La cuarta temporada de House of Cards, la exitosa serie de Netflix, llega en la año electoral para elegir al nuevo huésped de la Casa Blanca. No es ninguna coincidencia.
En la realidad, la carrera por las nominaciones de los partidos Demócrata y Republicano ha estado cuajada de temas fundamentales, encuentros y desencuentros, insultos y descalificaciones, aparición de punteros sorpresivos, mercadotecnia, bromas de mal gusto, simplezas repetidas hasta el hartazgo, espectáculos de vodevil.
En la ficción de la serie, las contiendas por las candidaturas han sido densas, salpicadas de traiciones, acorralamientos, chantajes, venganzas, amenazas, atentados, crímenes, mucho sexo, connatos de divorcios y hasta insinuaciones de amor.

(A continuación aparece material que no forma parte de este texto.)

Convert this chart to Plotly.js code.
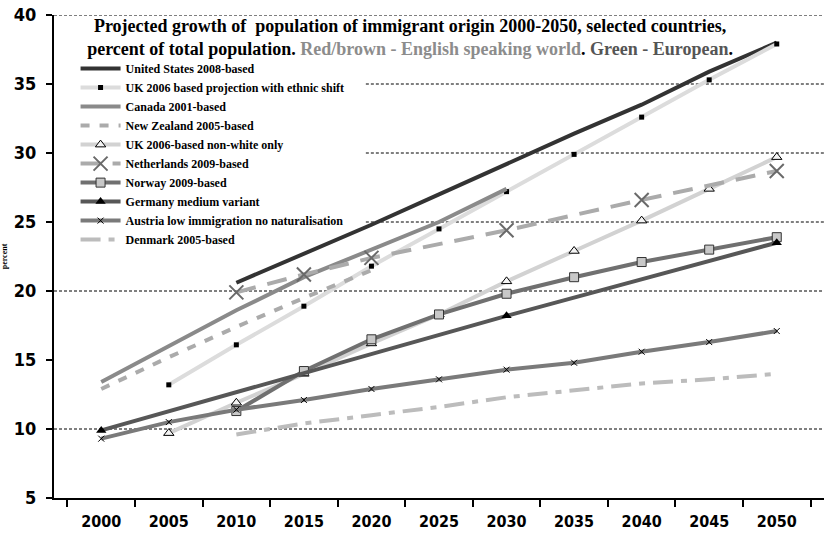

Has pistas que corren en paralelo entre la realidad y la ficción. En ambas están en juego no solamente el futuro de la nación más poderosa del mundo, sino también el destino de las relaciones internacionales y el crecimiento de las nuevas potencias. En ambas, también, hay una pareja presidencial compuesta por dos acorazados políticos -los Clinton en la realidad y los Underwood en la ficción-, y siempre existe la posibilidad de que por primera vez en la historia una mujer tome las riendas de la Casa Blanca. En ambas existe un político maquiavélico y rijoso -Frank Underwood en la ficción y Donald Trump en la realidad-, que siempre camina al filo de la navaja y le agrega condimentos explosivos al desarrollo de la trama.

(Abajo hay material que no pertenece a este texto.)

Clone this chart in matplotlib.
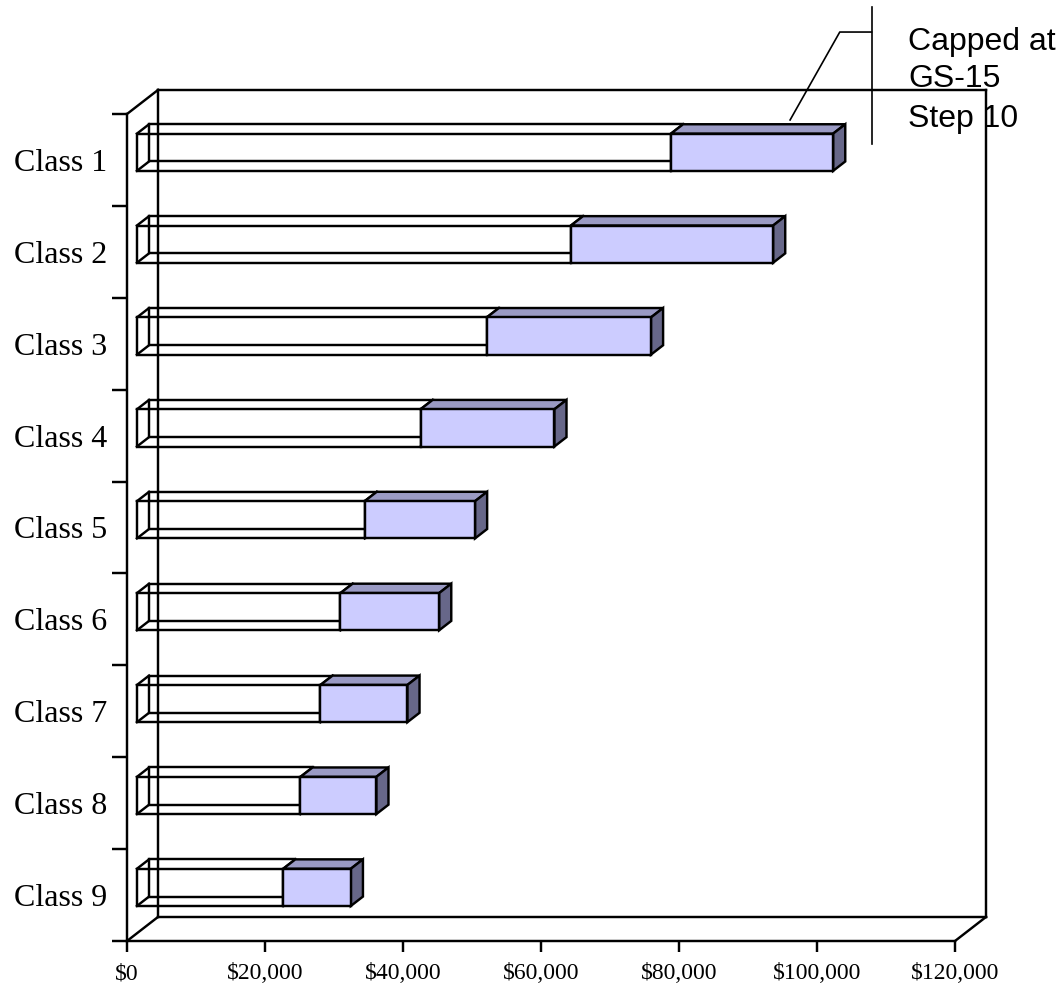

Aunque la realidad siempre es más atractiva porque lo que está en juego afecta a millones, la ficción es una distracción que a veces nos ayuda a ver matices ocultos de la realidad, o a develar lo que los protagonistas pretenden mantener siempre oculto. Por eso en un momento determinado el presidente Barack Obama dijo que House of Cards era su serie favorita. Por eso, también, Frank Underwood aparece llevando agua a su molino después de los debates republicanos. Tal vez a finales de este año sepamos cuáles fueron los desenlaces.